Le Temps

Une gare providence

- ALEXANDRE DEMIDOFF @alexandred­mdff

Et si Genève s’était réconcilié­e avec Arlequin? Si elle en avait fini avec cette méfiance ancienne vis-à-vis d’un art où l’impudeur est parfois nécessaire, où la part inavouable de nos vies s’éclaire? La Comédie a surgi du sol, dans le quartier des Eaux-Vives, et elle se déploie aujourd’hui déjà, à deux ans de son inaugurati­on, comme un paquebot sur une grande gare souterrain­e. Qui l’eût cru en 2001, quand un groupe de profession­nels se formait sous la bannière de l’Associatio­n pour une nouvelle Comédie?

Le théâtre serait voué au passé? Certes pas. Sinon pourquoi continuera­it-on à construire des maisons où ressouder nos communauté­s, où rire de nos ridicules, où se demander ce qu’aimer veut dire. Le canton du Jura en bâtira un qui fera date. Carouge, aux portes de Genève, reconstrui­t le sien – il promet aussi d’être magnifique. A chaque fois, il s’agit d’intégrer les nouveaux outils technologi­ques, les modes de jeu et de représenta­tion.

La grande chance de la future Comédie, c’est d’être adossée au CEVA, cette liaison entre Cornavin et Annemasse qui va révolution­ner notre perception du territoire. Sans cette liaison-là, il est probable que les Genevois, qui en rêvent depuis des lustres, seraient encore en train de ronger leur frein.
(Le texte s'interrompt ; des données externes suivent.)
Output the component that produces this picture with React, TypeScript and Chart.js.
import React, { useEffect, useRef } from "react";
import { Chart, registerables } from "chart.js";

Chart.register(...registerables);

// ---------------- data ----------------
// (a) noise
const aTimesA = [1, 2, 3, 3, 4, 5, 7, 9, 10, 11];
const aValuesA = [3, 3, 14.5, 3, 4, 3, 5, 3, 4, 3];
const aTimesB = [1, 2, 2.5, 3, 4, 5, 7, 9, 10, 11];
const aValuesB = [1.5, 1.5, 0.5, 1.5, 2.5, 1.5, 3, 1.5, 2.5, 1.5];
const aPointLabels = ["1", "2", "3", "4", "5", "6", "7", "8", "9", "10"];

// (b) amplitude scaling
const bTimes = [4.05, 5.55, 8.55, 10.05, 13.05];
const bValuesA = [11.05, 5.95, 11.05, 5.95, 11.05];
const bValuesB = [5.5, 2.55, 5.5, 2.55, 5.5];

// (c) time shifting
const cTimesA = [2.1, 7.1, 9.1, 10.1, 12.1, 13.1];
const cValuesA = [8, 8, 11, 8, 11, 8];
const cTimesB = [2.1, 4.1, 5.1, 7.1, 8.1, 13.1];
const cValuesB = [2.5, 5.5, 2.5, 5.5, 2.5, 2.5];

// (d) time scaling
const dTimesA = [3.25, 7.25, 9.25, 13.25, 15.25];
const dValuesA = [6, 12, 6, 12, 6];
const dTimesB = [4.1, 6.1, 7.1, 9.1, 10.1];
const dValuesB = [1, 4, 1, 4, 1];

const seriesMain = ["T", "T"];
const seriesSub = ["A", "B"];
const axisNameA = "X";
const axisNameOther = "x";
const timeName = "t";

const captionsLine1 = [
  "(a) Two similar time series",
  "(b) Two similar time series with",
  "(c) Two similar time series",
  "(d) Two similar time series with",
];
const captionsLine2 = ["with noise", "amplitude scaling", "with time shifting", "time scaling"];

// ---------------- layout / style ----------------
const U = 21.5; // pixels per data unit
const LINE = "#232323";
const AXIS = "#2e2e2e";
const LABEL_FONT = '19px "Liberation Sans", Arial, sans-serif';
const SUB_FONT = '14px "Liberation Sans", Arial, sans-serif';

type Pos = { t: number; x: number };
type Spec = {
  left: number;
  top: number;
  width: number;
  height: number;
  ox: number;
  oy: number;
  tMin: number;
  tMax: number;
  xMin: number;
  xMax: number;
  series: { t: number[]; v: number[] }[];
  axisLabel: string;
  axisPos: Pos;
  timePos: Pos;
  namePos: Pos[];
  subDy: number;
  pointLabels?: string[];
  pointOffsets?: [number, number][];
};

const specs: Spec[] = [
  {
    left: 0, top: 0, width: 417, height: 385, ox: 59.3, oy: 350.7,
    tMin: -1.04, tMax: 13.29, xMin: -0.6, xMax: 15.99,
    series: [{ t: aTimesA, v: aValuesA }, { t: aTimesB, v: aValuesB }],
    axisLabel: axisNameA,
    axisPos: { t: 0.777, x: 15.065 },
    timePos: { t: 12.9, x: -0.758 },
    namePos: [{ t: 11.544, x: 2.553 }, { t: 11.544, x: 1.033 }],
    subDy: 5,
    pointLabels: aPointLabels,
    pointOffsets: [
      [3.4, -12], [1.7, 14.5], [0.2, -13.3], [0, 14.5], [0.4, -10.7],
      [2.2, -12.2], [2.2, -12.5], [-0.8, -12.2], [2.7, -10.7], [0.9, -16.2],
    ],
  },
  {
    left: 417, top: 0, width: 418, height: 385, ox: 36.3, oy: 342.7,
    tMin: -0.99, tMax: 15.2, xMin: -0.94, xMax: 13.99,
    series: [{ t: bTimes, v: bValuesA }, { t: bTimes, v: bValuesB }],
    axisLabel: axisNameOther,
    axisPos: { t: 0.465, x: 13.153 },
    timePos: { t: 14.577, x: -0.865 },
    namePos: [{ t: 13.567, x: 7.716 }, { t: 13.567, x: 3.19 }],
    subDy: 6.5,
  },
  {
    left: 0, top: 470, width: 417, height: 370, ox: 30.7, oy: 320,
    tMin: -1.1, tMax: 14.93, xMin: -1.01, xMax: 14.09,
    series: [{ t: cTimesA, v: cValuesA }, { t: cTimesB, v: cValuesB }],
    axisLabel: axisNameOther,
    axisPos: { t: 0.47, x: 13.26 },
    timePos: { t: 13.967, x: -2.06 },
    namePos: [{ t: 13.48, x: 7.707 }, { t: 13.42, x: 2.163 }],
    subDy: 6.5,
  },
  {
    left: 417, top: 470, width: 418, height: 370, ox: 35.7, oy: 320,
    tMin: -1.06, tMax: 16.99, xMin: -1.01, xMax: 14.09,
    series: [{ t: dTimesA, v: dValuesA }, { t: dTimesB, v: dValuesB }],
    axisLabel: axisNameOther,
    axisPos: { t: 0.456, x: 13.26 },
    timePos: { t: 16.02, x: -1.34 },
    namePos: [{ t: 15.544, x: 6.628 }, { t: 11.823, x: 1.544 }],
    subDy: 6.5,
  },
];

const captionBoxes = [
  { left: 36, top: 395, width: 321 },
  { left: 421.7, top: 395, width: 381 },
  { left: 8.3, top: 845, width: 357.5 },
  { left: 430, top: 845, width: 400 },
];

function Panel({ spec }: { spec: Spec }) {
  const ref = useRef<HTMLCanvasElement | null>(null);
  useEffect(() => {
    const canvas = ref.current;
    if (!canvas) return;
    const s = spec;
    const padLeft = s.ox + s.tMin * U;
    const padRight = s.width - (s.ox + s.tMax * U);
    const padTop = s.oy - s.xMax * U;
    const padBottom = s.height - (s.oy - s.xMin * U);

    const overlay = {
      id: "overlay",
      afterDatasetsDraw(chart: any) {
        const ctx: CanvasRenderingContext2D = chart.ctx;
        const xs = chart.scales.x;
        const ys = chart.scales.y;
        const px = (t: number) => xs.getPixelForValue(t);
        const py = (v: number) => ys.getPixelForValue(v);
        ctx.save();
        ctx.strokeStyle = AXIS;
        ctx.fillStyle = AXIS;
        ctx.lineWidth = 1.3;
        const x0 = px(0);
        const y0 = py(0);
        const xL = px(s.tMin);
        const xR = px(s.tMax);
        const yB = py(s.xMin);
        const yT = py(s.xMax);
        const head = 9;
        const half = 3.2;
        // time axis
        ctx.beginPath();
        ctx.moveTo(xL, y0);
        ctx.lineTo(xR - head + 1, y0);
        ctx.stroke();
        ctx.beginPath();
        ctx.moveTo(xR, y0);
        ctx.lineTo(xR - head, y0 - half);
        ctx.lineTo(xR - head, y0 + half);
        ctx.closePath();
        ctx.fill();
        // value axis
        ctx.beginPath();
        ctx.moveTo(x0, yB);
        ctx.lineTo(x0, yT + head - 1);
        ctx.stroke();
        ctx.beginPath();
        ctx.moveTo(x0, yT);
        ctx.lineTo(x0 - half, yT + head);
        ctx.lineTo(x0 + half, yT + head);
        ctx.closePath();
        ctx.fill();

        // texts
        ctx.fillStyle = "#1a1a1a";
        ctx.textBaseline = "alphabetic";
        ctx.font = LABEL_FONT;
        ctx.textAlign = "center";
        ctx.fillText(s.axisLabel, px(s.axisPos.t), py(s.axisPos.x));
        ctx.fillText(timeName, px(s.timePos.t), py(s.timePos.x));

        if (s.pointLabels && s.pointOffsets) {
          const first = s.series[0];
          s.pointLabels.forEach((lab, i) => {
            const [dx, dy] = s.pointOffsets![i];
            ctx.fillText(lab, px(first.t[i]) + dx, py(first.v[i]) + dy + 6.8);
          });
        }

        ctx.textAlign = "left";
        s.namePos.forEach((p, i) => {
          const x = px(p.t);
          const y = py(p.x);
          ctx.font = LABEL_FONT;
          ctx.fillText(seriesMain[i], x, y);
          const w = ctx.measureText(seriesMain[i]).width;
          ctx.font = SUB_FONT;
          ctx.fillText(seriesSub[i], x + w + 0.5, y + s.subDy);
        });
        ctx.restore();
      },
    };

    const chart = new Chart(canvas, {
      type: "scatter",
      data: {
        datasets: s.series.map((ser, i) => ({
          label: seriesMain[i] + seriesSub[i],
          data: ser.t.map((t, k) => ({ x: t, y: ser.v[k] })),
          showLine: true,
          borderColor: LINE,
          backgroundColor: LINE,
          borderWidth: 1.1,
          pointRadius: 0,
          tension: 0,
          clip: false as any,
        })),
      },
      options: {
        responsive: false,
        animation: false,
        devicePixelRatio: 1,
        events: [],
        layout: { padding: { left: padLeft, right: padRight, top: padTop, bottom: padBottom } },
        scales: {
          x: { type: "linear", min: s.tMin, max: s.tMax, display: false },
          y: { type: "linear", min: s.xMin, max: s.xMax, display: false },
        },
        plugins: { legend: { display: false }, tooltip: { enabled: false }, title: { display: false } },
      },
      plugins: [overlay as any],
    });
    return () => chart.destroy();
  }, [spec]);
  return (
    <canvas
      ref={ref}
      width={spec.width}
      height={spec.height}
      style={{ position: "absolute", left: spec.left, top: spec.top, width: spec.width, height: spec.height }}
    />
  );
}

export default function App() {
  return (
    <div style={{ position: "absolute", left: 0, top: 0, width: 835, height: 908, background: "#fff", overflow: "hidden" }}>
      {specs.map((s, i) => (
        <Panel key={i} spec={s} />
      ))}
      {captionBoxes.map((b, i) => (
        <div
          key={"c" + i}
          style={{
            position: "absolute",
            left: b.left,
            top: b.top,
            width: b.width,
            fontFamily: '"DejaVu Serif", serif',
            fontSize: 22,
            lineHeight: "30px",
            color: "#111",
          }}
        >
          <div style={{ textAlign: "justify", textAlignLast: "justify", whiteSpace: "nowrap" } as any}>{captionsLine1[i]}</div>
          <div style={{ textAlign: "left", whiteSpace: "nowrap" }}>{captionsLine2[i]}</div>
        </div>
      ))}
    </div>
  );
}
Il y avait une place à prendre, gare des Eaux-Vives: la vieille dame du boulevard des Philosophe­s a sauté sur l’occasion pour s’offrir une jeunesse inespérée et élargir le cercle des amoureux.
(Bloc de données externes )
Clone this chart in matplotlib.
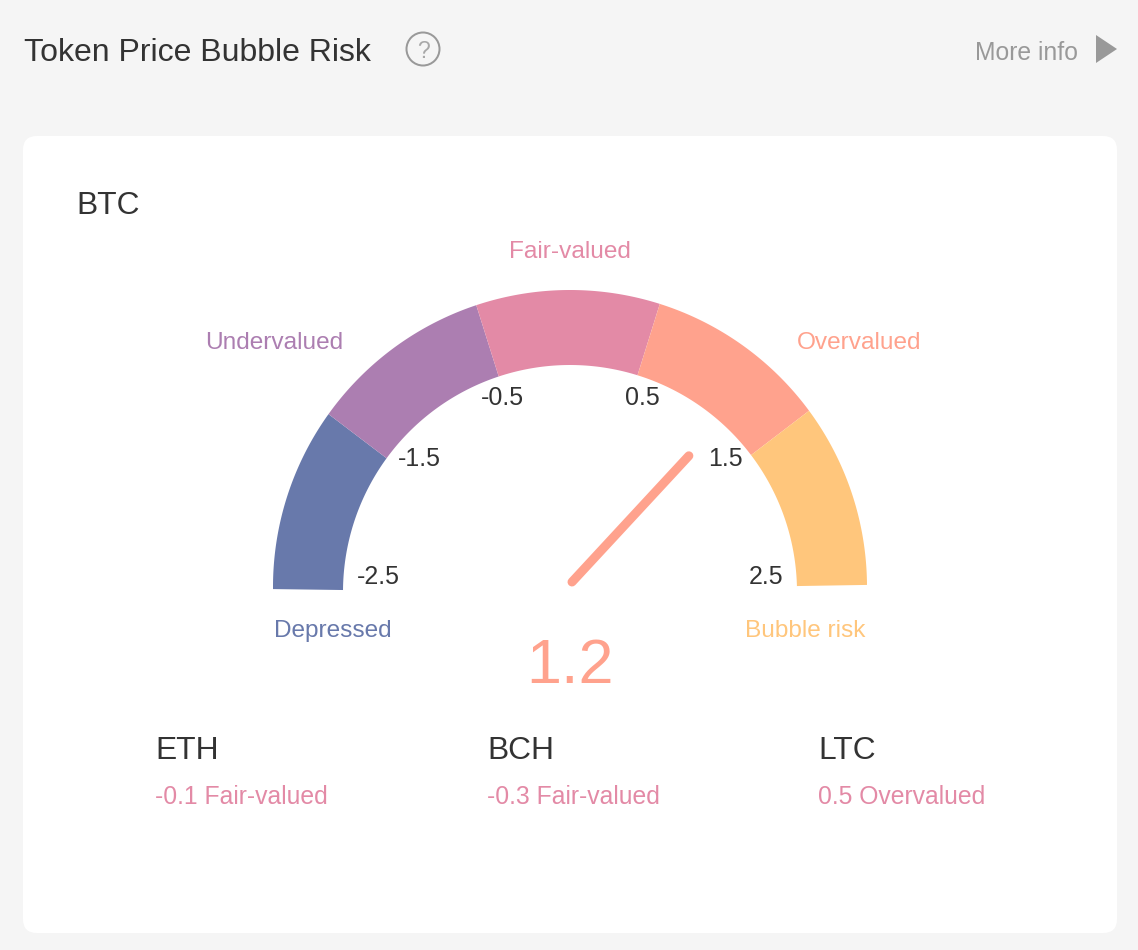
import numpy as np
import matplotlib
matplotlib.use("Agg")
import matplotlib.pyplot as plt
from matplotlib.patches import FancyBboxPatch, Circle, Polygon

# ---- data ----
zone_names = ["Depressed", "Undervalued", "Fair-valued", "Overvalued", "Bubble risk"]
zone_edges = [-2.5, -1.5, -0.5, 0.5, 1.5, 2.5]
zone_colors = ["#6879AB", "#AC7EB1", "#E38AA6", "#FFA28D", "#FFC67C"]
tick_labels = ["-2.5", "-1.5", "-0.5", "0.5", "1.5", "2.5"]
btc_value = 1.2
other_tokens = ["ETH", "BCH", "LTC"]
other_values = [-0.1, -0.3, 0.5]
other_status = ["Fair-valued", "Fair-valued", "Overvalued"]

# ---- layout (pixels) ----
W, H = 1138, 950
INK = "#333333"
GREY = "#999999"
PINK = zone_colors[2]
PX = 0.72  # px -> pt at dpi 100
FONT = "Liberation Sans"

plt.rcParams["font.family"] = [FONT, "DejaVu Sans"]
fig = plt.figure(figsize=(W / 100, H / 100), dpi=100, facecolor="#F5F5F5")
ax = fig.add_axes([0, 0, 1, 1])
ax.set_xlim(0, W)
ax.set_ylim(H, 0)
ax.axis("off")

ax.add_patch(FancyBboxPatch((23, 136), 1094, 797, boxstyle="round,pad=0,rounding_size=14",
                            fc="white", ec="none", zorder=1))


def nominal(v):
    return 180 * (2.5 - v) / 5


def outer_pt(a):
    t = np.deg2rad(a + 0.4)
    return 570 + 297 * np.cos(t), 587 - 297 * np.sin(t)


def inner_pt(a):
    t = np.deg2rad(1.5 + a * 178 / 180)
    return 570 + 227 * np.cos(t), 592 - 227 * np.sin(t)


for lo, hi, col in zip(zone_edges[:-1], zone_edges[1:], zone_colors):
    angs = np.linspace(nominal(lo), nominal(hi), 80)
    ox, oy = outer_pt(angs)
    ix, iy = inner_pt(angs[::-1])
    ax.add_patch(Polygon(np.column_stack([np.r_[ox, ix], np.r_[oy, iy]]), closed=True,
                         fc=col, ec="none", zorder=2))

# needle
t = np.deg2rad(nominal(btc_value) + 0.4)
hub = (572, 582)
ax.plot([hub[0], hub[0] + 172 * np.cos(t)], [hub[1], hub[1] - 172 * np.sin(t)],
        color=zone_colors[3], lw=9 * PX, solid_capstyle="round", zorder=3)


def txt(x, y, s, size, color=INK, ha="left"):
    ax.text(x, y, s, fontsize=size * PX, color=color, ha=ha, va="baseline", zorder=4)


# header
txt(24, 61, "Token Price Bubble Risk", 32)
ax.add_patch(Circle((423, 49), 16.5, fc="none", ec=GREY, lw=2 * PX, zorder=4))
txt(423, 58, "?", 23, "#A8A8A8", "center")
txt(1078, 60, "More info", 24.7, GREY, "right")
ax.add_patch(Polygon([(1096, 35), (1096, 63), (1117, 49)], closed=True, fc=GREY, ec="none", zorder=4))

txt(76, 214, "BTC", 31.8)

# zone names
name_x = [332.5, 274, 570, 859, 805]
name_y = [637, 349, 258, 349, 637]
for s, x, y, c in zip(zone_names, name_x, name_y, zone_colors):
    txt(x, y, s, 24.4, c, "center")

# tick labels
tick_x = [378, 419, 502, 642, 725, 766.5]
tick_y = [584, 466, 405, 405, 466, 584]
for s, x, y in zip(tick_labels, tick_x, tick_y):
    txt(x, y, s, 25, INK, "center")

txt(570, 683, f"{btc_value}", 63, zone_colors[3], "center")

# other tokens
token_x = [155, 487, 818]
for x, name, v, st in zip(token_x, other_tokens, other_values, other_status):
    txt(x, 759, name, 31.8)
    txt(x, 804, f"{v} {st}", 24.7, PINK)

fig.savefig("out.png", dpi=100, facecolor=fig.get_facecolor())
Car tel est l’enjeu. Comme les musées, les bibliothèq­ues, les théâtres d’aujourd’hui sont des ruches dont la vie excède le spectacle du soir. Ils stimulent la pensée, flattent les sens, brassent les tribus urbaines, invitent à tricoter autrement nos vies. Ils privilégie­nt l’hospitalit­é, les fraternité­s de circonstan­ce. C’est ce rôle que jouera la Comédie. Le bastion de Calvin avait la réputation de ne pas aimer les illusionni­stes. Cette ère est révolue. Mariée au CEVA, la grande maison devient le symbole d’une modernité. Du désir de se raconter des histoires, fût-ce de beaux romans de gare.